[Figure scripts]
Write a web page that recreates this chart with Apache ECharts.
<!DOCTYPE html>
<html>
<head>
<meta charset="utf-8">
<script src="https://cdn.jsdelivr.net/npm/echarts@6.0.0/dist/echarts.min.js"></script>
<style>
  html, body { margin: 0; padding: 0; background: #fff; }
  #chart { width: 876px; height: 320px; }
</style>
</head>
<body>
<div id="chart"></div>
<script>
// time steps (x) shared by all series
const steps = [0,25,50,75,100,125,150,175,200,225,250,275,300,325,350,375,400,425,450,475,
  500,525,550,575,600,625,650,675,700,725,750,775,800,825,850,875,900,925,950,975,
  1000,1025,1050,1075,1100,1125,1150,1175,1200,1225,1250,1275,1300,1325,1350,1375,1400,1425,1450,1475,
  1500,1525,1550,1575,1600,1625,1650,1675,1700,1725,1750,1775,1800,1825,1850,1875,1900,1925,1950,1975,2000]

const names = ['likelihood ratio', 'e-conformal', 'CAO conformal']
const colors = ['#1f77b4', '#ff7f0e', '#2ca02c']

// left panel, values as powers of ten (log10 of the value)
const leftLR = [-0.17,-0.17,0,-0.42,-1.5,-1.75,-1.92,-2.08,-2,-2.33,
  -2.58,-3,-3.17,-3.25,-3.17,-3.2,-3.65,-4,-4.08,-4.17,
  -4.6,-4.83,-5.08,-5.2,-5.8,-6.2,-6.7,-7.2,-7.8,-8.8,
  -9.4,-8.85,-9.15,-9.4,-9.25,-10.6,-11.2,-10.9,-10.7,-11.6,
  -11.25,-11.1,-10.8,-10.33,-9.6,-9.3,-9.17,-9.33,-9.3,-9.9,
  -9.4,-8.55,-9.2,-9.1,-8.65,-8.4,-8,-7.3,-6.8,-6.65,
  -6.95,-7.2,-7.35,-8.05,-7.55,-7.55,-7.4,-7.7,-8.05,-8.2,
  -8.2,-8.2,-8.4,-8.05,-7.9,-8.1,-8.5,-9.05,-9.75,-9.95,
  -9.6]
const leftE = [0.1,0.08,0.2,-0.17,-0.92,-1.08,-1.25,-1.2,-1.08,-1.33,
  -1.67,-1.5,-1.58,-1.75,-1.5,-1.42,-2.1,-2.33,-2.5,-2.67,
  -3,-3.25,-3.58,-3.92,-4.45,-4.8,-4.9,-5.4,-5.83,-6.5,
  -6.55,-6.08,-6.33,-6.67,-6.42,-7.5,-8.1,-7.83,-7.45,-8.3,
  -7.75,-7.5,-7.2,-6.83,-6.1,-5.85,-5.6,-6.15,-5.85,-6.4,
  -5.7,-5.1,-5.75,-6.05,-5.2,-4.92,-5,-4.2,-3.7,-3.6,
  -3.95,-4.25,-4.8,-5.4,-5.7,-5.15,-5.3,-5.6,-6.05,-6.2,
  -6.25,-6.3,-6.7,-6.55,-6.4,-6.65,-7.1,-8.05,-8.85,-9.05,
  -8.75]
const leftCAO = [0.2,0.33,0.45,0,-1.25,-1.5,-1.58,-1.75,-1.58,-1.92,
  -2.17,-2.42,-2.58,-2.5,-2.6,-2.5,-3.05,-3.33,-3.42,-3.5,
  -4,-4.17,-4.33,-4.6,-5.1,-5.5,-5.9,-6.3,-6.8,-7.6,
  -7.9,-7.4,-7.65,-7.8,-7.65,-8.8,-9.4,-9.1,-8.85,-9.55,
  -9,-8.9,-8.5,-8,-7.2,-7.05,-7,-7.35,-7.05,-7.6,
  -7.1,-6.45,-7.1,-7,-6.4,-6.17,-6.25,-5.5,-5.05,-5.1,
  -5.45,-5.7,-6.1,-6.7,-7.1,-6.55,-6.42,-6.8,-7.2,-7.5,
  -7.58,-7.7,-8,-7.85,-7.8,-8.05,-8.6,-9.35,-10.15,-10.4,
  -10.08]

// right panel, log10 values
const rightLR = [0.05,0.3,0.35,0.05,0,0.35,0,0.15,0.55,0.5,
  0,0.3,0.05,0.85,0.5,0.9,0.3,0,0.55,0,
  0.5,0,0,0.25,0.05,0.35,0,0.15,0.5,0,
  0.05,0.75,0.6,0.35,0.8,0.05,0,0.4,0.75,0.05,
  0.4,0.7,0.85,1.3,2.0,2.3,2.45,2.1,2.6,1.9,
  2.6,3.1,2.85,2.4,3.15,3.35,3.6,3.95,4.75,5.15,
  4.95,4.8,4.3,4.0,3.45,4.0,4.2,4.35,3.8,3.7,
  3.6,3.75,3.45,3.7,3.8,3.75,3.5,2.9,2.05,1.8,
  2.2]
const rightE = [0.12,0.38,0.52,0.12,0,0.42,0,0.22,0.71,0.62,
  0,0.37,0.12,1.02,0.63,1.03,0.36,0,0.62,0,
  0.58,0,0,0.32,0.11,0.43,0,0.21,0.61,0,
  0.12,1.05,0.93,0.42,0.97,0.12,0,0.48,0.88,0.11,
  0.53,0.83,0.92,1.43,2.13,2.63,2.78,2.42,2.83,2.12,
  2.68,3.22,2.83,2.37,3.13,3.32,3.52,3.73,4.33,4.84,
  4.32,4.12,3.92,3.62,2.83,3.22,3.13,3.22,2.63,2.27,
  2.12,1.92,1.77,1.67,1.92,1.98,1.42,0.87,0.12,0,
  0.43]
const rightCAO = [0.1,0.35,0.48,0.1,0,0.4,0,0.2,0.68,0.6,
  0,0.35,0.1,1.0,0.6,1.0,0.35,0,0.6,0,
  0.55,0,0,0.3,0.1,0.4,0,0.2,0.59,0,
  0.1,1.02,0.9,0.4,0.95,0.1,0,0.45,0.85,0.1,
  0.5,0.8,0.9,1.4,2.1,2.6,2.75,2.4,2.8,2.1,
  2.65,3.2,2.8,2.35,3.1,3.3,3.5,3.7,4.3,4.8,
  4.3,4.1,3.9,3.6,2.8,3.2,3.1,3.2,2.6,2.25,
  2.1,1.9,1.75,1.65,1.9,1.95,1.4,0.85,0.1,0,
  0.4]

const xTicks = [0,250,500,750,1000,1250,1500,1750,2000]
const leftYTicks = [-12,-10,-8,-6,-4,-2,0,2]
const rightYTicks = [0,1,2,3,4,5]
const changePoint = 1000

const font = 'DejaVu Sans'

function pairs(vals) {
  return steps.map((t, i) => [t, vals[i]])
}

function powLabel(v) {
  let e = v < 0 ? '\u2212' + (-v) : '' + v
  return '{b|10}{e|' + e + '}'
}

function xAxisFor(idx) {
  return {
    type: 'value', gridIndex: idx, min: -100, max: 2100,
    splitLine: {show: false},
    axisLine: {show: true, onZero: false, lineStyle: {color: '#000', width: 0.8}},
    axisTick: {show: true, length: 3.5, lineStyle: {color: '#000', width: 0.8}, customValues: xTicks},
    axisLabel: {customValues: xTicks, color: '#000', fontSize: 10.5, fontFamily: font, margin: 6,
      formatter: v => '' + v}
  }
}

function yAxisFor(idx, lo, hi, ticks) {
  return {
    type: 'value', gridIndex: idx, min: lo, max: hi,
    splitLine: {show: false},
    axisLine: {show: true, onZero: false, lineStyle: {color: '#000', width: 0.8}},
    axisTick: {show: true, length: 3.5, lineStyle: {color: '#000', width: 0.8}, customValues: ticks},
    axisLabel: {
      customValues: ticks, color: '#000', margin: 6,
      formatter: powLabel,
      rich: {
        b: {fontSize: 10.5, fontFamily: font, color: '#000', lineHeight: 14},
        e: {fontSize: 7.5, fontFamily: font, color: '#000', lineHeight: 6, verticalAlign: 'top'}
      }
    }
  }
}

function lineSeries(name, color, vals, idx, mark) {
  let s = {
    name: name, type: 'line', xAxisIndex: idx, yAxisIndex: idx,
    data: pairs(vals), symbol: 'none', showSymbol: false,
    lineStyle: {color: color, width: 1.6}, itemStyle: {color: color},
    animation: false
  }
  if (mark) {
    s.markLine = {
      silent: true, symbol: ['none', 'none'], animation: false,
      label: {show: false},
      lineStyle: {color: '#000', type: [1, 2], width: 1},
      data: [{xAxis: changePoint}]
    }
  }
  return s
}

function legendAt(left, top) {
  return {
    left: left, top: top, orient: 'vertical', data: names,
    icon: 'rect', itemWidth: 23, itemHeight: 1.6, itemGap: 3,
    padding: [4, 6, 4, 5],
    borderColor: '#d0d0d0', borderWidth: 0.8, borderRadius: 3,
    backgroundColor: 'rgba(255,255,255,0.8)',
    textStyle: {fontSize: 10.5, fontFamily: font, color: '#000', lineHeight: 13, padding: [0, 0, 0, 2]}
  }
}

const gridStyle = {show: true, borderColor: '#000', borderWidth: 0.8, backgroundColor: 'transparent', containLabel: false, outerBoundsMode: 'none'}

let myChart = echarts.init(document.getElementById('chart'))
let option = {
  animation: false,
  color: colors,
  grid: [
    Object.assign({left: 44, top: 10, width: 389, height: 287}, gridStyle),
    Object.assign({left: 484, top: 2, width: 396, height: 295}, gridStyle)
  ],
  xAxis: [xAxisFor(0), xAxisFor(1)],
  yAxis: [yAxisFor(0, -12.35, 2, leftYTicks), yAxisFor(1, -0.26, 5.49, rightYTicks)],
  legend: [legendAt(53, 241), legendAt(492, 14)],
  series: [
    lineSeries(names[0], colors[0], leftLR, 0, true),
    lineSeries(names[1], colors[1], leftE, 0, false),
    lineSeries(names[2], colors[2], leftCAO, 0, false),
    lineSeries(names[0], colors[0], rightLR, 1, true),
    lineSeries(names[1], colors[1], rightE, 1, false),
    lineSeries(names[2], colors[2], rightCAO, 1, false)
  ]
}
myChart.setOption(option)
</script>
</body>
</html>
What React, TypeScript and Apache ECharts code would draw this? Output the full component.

→ **SET EXERCISE**
Only lines holding the string "this" are wanted; gather each one from the entries above.

→ **TASK OUTPUT**
Write a web page that recreates this chart with Apache ECharts.
What React, TypeScript and Apache ECharts code would draw this? Output the full component.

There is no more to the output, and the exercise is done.